Given problem
Repeat the material exactly from its first line to the line that includes "const monthsPerWeek = 12 / 52.18;". Skip pictures.

• • • • •

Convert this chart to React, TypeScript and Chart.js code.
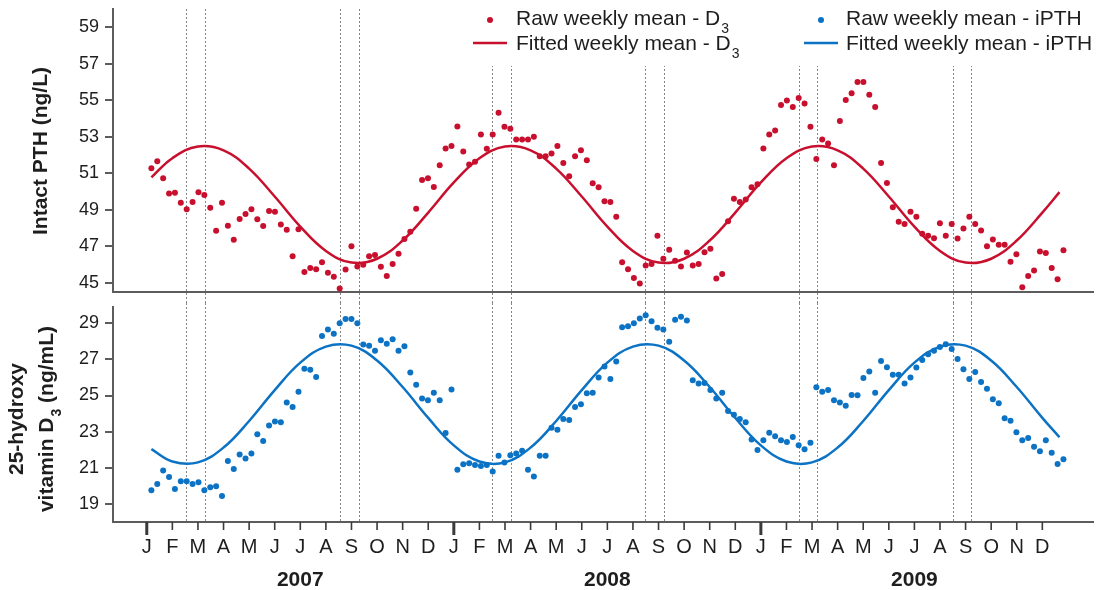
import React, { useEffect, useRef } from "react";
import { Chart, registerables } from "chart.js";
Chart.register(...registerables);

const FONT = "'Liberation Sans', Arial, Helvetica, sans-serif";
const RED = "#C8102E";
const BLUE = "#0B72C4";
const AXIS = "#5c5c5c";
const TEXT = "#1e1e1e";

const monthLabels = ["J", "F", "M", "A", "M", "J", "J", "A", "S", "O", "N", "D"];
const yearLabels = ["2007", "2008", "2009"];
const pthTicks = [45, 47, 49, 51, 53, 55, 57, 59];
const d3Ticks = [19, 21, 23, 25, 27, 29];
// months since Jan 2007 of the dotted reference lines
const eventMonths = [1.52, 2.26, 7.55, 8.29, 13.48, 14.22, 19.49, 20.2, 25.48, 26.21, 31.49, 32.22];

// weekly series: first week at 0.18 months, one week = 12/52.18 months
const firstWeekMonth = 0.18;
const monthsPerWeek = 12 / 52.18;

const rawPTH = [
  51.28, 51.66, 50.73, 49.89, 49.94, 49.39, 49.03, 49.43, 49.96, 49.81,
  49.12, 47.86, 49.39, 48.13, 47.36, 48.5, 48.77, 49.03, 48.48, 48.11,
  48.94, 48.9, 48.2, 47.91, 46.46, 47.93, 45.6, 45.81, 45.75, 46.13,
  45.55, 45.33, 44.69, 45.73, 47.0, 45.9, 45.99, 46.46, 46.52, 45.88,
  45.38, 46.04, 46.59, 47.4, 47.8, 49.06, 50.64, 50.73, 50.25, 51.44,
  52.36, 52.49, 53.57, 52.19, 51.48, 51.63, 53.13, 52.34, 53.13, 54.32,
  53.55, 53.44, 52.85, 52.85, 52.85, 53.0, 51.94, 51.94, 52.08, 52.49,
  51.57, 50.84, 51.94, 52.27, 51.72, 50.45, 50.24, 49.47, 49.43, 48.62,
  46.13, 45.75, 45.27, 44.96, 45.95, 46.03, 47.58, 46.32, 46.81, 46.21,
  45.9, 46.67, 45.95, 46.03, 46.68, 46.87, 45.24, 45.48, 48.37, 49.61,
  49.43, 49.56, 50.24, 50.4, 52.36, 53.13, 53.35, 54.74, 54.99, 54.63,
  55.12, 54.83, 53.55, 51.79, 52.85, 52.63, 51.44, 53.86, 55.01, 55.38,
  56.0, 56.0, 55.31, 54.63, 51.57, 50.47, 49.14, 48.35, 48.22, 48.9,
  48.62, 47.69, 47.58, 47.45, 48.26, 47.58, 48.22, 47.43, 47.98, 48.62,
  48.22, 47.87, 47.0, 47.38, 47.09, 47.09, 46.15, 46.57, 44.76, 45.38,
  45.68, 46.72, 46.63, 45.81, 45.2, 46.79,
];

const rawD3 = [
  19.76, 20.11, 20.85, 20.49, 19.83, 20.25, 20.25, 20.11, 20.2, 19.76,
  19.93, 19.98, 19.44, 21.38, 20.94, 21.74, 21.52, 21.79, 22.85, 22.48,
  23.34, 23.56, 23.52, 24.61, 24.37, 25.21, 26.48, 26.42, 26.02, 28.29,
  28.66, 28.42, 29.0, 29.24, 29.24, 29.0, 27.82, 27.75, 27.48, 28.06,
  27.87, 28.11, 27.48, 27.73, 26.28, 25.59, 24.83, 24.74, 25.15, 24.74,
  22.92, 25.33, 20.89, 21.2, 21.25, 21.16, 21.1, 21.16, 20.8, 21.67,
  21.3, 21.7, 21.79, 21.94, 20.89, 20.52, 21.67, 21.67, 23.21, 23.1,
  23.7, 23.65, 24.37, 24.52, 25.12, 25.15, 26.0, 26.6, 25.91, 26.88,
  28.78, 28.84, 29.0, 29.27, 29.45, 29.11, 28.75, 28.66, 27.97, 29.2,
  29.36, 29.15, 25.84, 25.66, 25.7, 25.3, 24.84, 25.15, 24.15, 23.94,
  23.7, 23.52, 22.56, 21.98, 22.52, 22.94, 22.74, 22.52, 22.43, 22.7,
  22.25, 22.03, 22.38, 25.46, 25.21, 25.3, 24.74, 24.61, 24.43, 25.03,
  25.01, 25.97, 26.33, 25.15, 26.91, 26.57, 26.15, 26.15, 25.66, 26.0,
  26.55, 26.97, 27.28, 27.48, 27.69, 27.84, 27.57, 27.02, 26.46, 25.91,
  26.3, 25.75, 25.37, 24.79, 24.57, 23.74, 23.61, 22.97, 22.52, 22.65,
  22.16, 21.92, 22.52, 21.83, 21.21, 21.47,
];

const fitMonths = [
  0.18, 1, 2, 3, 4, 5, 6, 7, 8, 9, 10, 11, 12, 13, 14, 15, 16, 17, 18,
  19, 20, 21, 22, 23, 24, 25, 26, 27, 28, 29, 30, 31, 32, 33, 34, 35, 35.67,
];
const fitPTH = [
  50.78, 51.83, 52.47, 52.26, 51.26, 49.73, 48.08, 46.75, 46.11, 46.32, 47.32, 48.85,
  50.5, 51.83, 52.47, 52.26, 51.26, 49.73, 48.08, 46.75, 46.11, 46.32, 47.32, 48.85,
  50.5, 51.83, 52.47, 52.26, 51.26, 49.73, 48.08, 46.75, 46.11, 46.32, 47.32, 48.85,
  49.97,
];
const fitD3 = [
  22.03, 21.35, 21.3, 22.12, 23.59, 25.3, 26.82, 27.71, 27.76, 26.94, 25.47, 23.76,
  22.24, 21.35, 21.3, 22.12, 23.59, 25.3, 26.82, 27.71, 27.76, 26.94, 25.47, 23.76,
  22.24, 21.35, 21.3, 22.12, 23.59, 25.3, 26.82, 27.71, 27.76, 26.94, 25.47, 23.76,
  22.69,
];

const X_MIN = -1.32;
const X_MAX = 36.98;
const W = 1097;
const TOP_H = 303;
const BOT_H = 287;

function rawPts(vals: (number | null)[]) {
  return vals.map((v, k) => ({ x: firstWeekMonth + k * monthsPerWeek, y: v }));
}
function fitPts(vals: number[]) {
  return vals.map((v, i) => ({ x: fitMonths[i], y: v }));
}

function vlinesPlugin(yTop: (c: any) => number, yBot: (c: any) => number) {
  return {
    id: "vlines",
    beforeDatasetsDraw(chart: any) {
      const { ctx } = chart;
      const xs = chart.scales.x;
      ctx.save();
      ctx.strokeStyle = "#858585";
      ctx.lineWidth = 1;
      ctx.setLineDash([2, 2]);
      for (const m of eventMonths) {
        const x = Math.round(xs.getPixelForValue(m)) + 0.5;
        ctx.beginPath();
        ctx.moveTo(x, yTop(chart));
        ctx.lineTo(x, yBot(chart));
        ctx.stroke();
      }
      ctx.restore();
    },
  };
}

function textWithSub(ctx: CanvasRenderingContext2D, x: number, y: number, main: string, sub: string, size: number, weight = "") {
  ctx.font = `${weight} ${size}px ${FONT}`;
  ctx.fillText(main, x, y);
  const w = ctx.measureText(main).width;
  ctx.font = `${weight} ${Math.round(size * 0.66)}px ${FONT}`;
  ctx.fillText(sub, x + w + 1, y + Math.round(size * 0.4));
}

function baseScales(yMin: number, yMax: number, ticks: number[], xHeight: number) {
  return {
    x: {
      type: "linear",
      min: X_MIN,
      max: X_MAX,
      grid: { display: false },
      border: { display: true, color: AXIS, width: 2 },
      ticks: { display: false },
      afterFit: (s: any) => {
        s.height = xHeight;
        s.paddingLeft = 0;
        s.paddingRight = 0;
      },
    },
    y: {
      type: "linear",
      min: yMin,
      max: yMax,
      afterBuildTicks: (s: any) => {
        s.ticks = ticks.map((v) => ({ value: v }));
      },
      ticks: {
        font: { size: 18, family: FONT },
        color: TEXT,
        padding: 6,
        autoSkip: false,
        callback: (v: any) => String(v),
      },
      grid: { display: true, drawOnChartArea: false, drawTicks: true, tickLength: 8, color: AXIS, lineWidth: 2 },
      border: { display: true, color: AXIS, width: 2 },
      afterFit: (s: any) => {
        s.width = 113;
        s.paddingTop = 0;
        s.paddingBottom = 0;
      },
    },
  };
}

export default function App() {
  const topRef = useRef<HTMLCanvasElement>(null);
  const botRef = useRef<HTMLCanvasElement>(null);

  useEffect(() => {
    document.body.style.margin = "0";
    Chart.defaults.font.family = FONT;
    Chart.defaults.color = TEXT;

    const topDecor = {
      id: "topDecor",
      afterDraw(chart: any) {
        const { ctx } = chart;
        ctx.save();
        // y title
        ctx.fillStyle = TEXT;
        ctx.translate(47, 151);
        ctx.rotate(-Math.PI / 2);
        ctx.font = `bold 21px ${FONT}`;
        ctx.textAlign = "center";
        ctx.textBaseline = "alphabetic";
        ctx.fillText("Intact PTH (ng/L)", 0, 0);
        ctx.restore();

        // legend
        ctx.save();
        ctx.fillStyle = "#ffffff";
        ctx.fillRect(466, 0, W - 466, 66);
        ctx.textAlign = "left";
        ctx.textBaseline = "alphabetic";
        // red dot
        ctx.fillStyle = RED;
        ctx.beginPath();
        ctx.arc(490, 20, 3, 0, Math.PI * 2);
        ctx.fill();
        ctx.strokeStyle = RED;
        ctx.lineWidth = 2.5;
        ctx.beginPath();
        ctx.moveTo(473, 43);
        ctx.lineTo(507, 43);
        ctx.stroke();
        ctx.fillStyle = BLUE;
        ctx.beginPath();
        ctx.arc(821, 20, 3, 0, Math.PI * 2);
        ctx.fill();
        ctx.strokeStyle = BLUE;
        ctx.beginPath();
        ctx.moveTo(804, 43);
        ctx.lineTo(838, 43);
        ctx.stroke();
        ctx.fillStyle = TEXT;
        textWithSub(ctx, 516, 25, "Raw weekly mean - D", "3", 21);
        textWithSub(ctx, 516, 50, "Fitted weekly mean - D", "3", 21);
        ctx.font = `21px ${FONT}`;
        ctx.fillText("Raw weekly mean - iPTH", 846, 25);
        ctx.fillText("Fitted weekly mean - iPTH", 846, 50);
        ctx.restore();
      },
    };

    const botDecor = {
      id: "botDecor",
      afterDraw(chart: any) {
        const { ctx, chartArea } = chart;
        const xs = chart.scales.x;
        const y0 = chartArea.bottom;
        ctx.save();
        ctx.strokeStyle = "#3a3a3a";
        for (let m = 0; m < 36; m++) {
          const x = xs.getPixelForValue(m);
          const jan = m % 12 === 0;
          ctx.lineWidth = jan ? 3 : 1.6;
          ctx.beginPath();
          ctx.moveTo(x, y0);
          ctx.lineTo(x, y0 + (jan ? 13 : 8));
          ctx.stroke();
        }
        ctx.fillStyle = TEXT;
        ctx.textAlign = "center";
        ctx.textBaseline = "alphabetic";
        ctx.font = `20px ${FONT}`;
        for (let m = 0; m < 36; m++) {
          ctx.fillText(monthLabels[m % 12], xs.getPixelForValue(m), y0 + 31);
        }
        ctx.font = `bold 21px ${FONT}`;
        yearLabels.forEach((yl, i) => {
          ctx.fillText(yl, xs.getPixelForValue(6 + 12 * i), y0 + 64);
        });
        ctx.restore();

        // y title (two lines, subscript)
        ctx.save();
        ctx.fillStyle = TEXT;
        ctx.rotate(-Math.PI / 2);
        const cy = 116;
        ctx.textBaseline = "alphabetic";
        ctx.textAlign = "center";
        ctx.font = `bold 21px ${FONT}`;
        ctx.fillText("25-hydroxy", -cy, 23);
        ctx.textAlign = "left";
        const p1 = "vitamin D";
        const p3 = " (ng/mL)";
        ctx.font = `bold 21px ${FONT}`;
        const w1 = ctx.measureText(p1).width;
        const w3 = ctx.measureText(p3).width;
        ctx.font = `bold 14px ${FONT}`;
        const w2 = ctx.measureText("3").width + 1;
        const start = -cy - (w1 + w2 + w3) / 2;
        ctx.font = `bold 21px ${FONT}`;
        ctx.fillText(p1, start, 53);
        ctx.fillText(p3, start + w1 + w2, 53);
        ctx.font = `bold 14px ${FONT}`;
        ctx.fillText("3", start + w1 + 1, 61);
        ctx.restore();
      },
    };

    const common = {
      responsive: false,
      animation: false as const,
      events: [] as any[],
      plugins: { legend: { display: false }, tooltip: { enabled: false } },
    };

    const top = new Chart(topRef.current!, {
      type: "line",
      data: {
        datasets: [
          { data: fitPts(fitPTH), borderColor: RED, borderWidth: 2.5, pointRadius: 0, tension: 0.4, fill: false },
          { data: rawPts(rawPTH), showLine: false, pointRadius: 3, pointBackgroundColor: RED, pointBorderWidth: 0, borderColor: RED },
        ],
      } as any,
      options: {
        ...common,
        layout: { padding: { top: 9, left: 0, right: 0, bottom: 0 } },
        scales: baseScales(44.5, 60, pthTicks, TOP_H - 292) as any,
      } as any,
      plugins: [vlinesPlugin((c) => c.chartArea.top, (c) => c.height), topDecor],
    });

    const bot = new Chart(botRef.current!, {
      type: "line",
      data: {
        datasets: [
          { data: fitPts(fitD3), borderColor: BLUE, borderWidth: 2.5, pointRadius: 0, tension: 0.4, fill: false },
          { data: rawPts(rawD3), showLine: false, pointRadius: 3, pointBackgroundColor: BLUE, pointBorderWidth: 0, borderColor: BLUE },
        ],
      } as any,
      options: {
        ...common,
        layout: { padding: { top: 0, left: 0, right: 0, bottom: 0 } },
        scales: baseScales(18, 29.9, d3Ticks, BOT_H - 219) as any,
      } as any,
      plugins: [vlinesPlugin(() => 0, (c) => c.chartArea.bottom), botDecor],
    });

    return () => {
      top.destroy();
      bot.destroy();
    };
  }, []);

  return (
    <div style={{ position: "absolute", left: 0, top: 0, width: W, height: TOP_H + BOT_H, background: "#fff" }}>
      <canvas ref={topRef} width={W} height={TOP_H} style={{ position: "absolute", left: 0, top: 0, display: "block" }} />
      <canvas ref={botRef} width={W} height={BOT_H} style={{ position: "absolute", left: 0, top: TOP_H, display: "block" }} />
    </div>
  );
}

• • • • •

Answer to this problem
Convert this chart to React, TypeScript and Chart.js code.
import React, { useEffect, useRef } from "react";
import { Chart, registerables } from "chart.js";
Chart.register(...registerables);

const FONT = "'Liberation Sans', Arial, Helvetica, sans-serif";
const RED = "#C8102E";
const BLUE = "#0B72C4";
const AXIS = "#5c5c5c";
const TEXT = "#1e1e1e";

const monthLabels = ["J", "F", "M", "A", "M", "J", "J", "A", "S", "O", "N", "D"];
const yearLabels = ["2007", "2008", "2009"];
const pthTicks = [45, 47, 49, 51, 53, 55, 57, 59];
const d3Ticks = [19, 21, 23, 25, 27, 29];
// months since Jan 2007 of the dotted reference lines
const eventMonths = [1.52, 2.26, 7.55, 8.29, 13.48, 14.22, 19.49, 20.2, 25.48, 26.21, 31.49, 32.22];

// weekly series: first week at 0.18 months, one week = 12/52.18 months
const firstWeekMonth = 0.18;
const monthsPerWeek = 12 / 52.18;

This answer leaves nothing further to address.